▶ **TASK GOAL**
Find each line with the word "chart" and copy it.

▶ **AVAILABLE DATA**

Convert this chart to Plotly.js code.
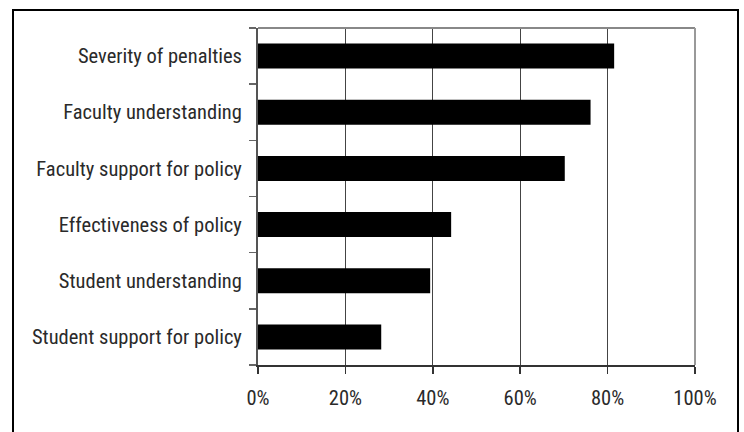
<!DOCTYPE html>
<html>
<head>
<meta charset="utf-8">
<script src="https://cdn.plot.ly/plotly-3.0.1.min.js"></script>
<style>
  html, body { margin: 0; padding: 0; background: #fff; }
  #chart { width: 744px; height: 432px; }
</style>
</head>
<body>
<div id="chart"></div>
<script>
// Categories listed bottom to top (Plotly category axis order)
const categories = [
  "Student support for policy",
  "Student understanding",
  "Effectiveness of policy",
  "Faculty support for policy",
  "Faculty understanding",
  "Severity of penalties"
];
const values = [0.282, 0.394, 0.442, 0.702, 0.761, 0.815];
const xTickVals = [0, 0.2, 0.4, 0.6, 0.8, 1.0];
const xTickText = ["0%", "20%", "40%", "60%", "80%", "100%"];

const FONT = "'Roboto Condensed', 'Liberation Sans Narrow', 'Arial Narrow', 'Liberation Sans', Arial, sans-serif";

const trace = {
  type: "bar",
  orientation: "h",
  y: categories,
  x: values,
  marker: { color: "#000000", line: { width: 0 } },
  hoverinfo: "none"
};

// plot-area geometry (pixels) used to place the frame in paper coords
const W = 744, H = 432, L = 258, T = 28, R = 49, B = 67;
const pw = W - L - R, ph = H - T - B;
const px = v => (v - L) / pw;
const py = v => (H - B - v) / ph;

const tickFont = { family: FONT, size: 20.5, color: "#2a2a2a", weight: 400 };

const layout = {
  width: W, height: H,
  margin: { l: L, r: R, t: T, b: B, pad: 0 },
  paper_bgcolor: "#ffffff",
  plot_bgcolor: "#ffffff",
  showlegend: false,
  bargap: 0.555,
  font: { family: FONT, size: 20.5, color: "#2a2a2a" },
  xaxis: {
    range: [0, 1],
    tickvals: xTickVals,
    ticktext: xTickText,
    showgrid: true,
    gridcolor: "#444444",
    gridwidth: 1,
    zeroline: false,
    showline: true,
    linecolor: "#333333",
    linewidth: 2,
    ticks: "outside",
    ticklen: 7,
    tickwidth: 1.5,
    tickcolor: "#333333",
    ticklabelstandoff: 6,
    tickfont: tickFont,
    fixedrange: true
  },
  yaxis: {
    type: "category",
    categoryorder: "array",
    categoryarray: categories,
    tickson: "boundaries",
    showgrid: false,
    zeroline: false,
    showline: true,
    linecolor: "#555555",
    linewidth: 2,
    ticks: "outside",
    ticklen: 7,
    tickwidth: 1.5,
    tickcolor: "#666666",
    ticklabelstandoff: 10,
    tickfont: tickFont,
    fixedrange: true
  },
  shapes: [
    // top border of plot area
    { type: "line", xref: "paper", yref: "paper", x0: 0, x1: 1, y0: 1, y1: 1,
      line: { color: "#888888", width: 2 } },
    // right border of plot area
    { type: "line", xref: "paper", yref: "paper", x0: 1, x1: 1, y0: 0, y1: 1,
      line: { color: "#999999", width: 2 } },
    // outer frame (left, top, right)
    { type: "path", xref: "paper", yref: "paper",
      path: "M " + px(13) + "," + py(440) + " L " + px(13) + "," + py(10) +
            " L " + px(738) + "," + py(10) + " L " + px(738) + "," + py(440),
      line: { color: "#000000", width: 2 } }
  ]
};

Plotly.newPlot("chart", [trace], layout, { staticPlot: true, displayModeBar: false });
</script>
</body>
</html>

▶ **REPLY TO THE TASK**
Convert this chart to Plotly.js code.
  #chart { width: 744px; height: 432px; }
<div id="chart"></div>
Plotly.newPlot("chart", [trace], layout, { staticPlot: true, displayModeBar: false });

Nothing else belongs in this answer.